Community led housing offers a way to solve such issues. In this model houses are designed and built in collaboration with the community who will end up living in the homes.

SDC are on hand to enable ideas to come to fruition; providing the essential planning, consultancy, design and build services that enable a community led housing project to prosper.



Community led housing takes on a number of models and forms, including community land trusts, cohousing, development trusts and housing cooperatives.

The National Community Land Trust Network states that each share 3 common principles:

  • The community is integrally involved throughout the process in key decisions like what is provided, where, and for who. They don’t necessarily have to initiate the conversation or build homes themselves.

  • There is a presumption that the community group will take a long-term formal role in the ownership, stewardship or management of the homes.

  • The benefits of the scheme to the local area and/or specified community group are clearly defined and legally protected in perpetuity.

In the case of a Community Land Trust, it can be defined as such:

‘Community Land Trusts are local organisations set up and run by ordinary people to develop and manage homes as well as other assets important to that community, like community enterprises, food growing or workspaces. The CLT’s main task is to make sure these homes are genuinely affordable, based on what people actually earn in their area, not just for now but for every future occupier.’

This enables a design that is inclusive and fits the need of real people and families. In contrast to the pervasive housebuilding model routinely adopted in the UK, where large developers build speculatively with profit maxmisatrion at the fore, community self build and CLT is a grass roots innovation that has the community at its heart.
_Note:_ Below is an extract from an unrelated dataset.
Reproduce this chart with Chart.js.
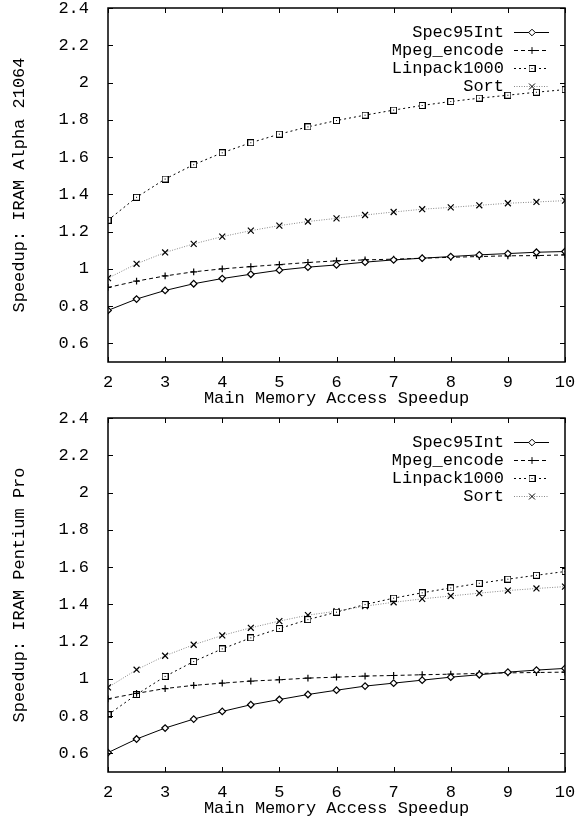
<!DOCTYPE html>
<html>
<head>
<meta charset="utf-8">
<script src="https://cdn.jsdelivr.net/npm/chart.js@4/dist/chart.umd.min.js"></script>
<style>
  body { margin: 0; background: #fff; }
  canvas { display: block; }
</style>
</head>
<body>
<canvas id="graficoAlpha" width="582" height="410"></canvas>
<canvas id="graficoPentium" width="582" height="410"></canvas>
<script>
// dados
var xValores = [2, 2.5, 3, 3.5, 4, 4.5, 5, 5.5, 6, 6.5, 7, 7.5, 8, 8.5, 9, 9.5, 10];
var yTicks = [0.6, 0.8, 1, 1.2, 1.4, 1.6, 1.8, 2, 2.2, 2.4];
var nomesSeries = ['Spec95Int', 'Mpeg_encode', 'Linpack1000', 'Sort'];

// IRAM Alpha 21064
var alphaSpec = [0.777, 0.838, 0.884, 0.920, 0.948, 0.971, 0.993, 1.009, 1.021, 1.036, 1.048, 1.057, 1.066, 1.075, 1.082, 1.089, 1.093];
var alphaMpeg = [0.900, 0.934, 0.962, 0.984, 1.000, 1.012, 1.023, 1.034, 1.043, 1.048, 1.052, 1.057, 1.062, 1.066, 1.070, 1.071, 1.075];
var alphaLinpack = [1.261, 1.384, 1.482, 1.559, 1.623, 1.677, 1.723, 1.762, 1.796, 1.825, 1.852, 1.877, 1.898, 1.916, 1.932, 1.948, 1.962];
var alphaSort = [0.950, 1.027, 1.088, 1.134, 1.173, 1.205, 1.232, 1.254, 1.271, 1.289, 1.305, 1.320, 1.330, 1.341, 1.352, 1.359, 1.366];

// IRAM Pentium Pro
var proSpec = [0.604, 0.677, 0.736, 0.784, 0.825, 0.861, 0.889, 0.916, 0.939, 0.961, 0.977, 0.993, 1.009, 1.022, 1.036, 1.047, 1.056];
var proMpeg = [0.893, 0.922, 0.948, 0.965, 0.977, 0.988, 0.995, 1.004, 1.009, 1.015, 1.018, 1.022, 1.025, 1.029, 1.032, 1.034, 1.036];
var proLinpack = [0.807, 0.916, 1.013, 1.093, 1.161, 1.220, 1.270, 1.318, 1.358, 1.399, 1.433, 1.462, 1.488, 1.513, 1.535, 1.556, 1.576];
var proSort = [0.954, 1.049, 1.124, 1.183, 1.233, 1.274, 1.310, 1.342, 1.363, 1.390, 1.411, 1.429, 1.445, 1.460, 1.474, 1.485, 1.495];

var fonte = { family: "'Liberation Mono', 'DejaVu Sans Mono', monospace", size: 17, lineHeight: 1 };

// quadrado com ponto no meio (marcador do gnuplot)
var quadrado = document.createElement('canvas');
quadrado.width = 7;
quadrado.height = 7;
var qctx = quadrado.getContext('2d');
qctx.fillStyle = '#fff';
qctx.fillRect(0, 0, 7, 7);
qctx.strokeStyle = '#000';
qctx.lineWidth = 1;
qctx.strokeRect(0.5, 0.5, 6, 6);
qctx.fillStyle = '#000';
qctx.fillRect(3, 3, 1, 1);

var estilos = [
    { borderColor: '#000', borderDash: [], pointStyle: 'rectRot', pointRadius: 3.3 },
    { borderColor: '#000', borderDash: [4, 3], pointStyle: 'cross', pointRadius: 3.4 },
    { borderColor: '#000', borderDash: [2, 3], pointStyle: quadrado, pointRadius: 4 },
    { borderColor: '#888', borderDash: [1, 1.5], pointStyle: 'crossRot', pointRadius: 4.2 }
];

function montarDatasets(listas) {
    var datasets = [];
    for (var i = 0; i < listas.length; i++) {
        var pontos = [];
        for (var j = 0; j < xValores.length; j++) {
            pontos.push({ x: xValores[j], y: listas[i][j] });
        }
        datasets.push({
            label: nomesSeries[i],
            data: pontos,
            borderColor: estilos[i].borderColor,
            borderDash: estilos[i].borderDash,
            borderWidth: 1,
            pointStyle: estilos[i].pointStyle,
            pointRadius: estilos[i].pointRadius,
            pointBorderColor: '#000',
            pointBackgroundColor: '#fff',
            pointBorderWidth: 1.2,
            tension: 0
        });
    }
    return datasets;
}

// moldura, ticks para dentro e legenda dentro da area
var pluginMoldura = {
    id: 'moldura',
    afterDraw: function (chart) {
        var ctx = chart.ctx;
        var a = chart.chartArea;
        var sx = chart.scales.x;
        var sy = chart.scales.y;
        ctx.save();
        ctx.setLineDash([]);
        ctx.strokeStyle = '#000';
        ctx.lineWidth = 1;
        ctx.beginPath();
        sx.ticks.forEach(function (t) {
            var px = Math.round(sx.getPixelForValue(t.value)) + 0.5;
            ctx.moveTo(px, a.bottom);
            ctx.lineTo(px, a.bottom - 5);
            ctx.moveTo(px, a.top);
            ctx.lineTo(px, a.top + 5);
        });
        sy.ticks.forEach(function (t) {
            var py = Math.round(sy.getPixelForValue(t.value)) + 0.5;
            ctx.moveTo(a.left, py);
            ctx.lineTo(a.left + 5, py);
            ctx.moveTo(a.right, py);
            ctx.lineTo(a.right - 5, py);
        });
        ctx.stroke();
        ctx.beginPath();
        ctx.lineWidth = 1.5;
        ctx.rect(a.left, a.top, a.right - a.left, a.bottom - a.top);
        ctx.stroke();

        // legenda
        ctx.font = fonte.size + 'px ' + fonte.family;
        ctx.textAlign = 'right';
        ctx.textBaseline = 'middle';
        chart.data.datasets.forEach(function (ds, i) {
            var y = a.top + 24 + i * 18;
            ctx.fillStyle = '#000';
            ctx.fillText(ds.label, a.right - 61, y);
            ctx.beginPath();
            ctx.lineWidth = 1;
            ctx.strokeStyle = ds.borderColor;
            ctx.setLineDash(ds.borderDash);
            ctx.moveTo(a.right - 51, y + 0.5);
            ctx.lineTo(a.right - 16, y + 0.5);
            ctx.stroke();
            ctx.setLineDash([]);
            ctx.strokeStyle = '#000';
            ctx.fillStyle = '#fff';
            Chart.helpers.drawPoint(ctx, { pointStyle: ds.pointStyle, radius: ds.pointRadius, rotation: 0, borderWidth: 1.2 }, a.right - 33, y + 0.5);
        });
        ctx.restore();
    }
};

function criarGrafico(idCanvas, tituloY, listas) {
    return new Chart(document.getElementById(idCanvas), {
        type: 'line',
        data: { datasets: montarDatasets(listas) },
        plugins: [pluginMoldura],
        options: {
            responsive: false,
            animation: false,
            layout: { padding: { top: 8, right: 17, bottom: 0, left: 0 } },
            plugins: {
                legend: { display: false },
                tooltip: { enabled: false }
            },
            scales: {
                x: {
                    type: 'linear',
                    min: 2,
                    max: 10,
                    ticks: { stepSize: 1, color: '#000', font: fonte, padding: 4, maxRotation: 0 },
                    grid: { display: false },
                    border: { display: false },
                    title: { display: true, text: 'Main Memory Access Speedup', color: '#000', font: fonte, padding: { top: 0, bottom: 3 } },
                    afterFit: function (s) { s.height = 48; s.paddingRight = 0; }
                },
                y: {
                    type: 'linear',
                    min: 0.5,
                    max: 2.4,
                    afterBuildTicks: function (s) {
                        s.ticks = yTicks.map(function (v) { return { value: v }; });
                    },
                    ticks: {
                        color: '#000',
                        font: fonte,
                        padding: 11,
                        callback: function (v) { return String(Math.round(v * 10) / 10); }
                    },
                    grid: { display: false },
                    border: { display: false },
                    title: { display: true, text: tituloY, color: '#000', font: fonte, padding: { top: 11, bottom: 0 } },
                    afterFit: function (s) { s.width = 108; s.paddingTop = 0; s.paddingBottom = 0; }
                }
            }
        }
    });
}

var graficoAlpha = criarGrafico('graficoAlpha', 'Speedup: IRAM Alpha 21064', [alphaSpec, alphaMpeg, alphaLinpack, alphaSort]);
var graficoPentium = criarGrafico('graficoPentium', 'Speedup: IRAM Pentium Pro', [proSpec, proMpeg, proLinpack, proSort]);
</script>
</body>
</html>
Often on these projects, some of the more unskilled work is taken on by the community members – in what is termed ‘sweat equity’. Taking such a hands on approach in a cooperative fashion strengthens community ties. It enables much greater engagement and awareness of the strucutral systems that go into building a home.


We enable community led housing to come to fruition by acting as project lead, planning consultant and architect. Once planning permission is achieved we also provide our innovative kit home build system that can then be finished off by the self-build group.


Our experienced architect Bill Brown RIBA has over 40 years' experience in housing, community design and commercial architecture. A housing specialist, he has also worked as a Director of Housing and Construction in local Government.


We take a client's ideas from inception, and develop them into working designs, equally we can develop the concept and aesthetic from the outset. We tailor solutions to the project needs and produce stunning contemporary designs, or an authentic traditional vernacular. ​

We also foster learning from previous community projects and transfer lessons to the group, from business model, finance and design advice, along with green energy and sustainable solutions.

Green building


At SDC, we have worked with variety of community led projects, taking client ideas from inception into working designs.

One example is Haberton and Harbertonford Community Land Trust in Devon. The project tells of a typical situation: a group of local people locked out of the housing ladder by high housing prices and difficulty accessing the necessary finance.

For this scheme we constructed 12 homes. The team came up with a design for the homes, which featured integrated solar panelled roofs that provided energy and hot water, rainwater harvesting systems, and were completely carbon neutral.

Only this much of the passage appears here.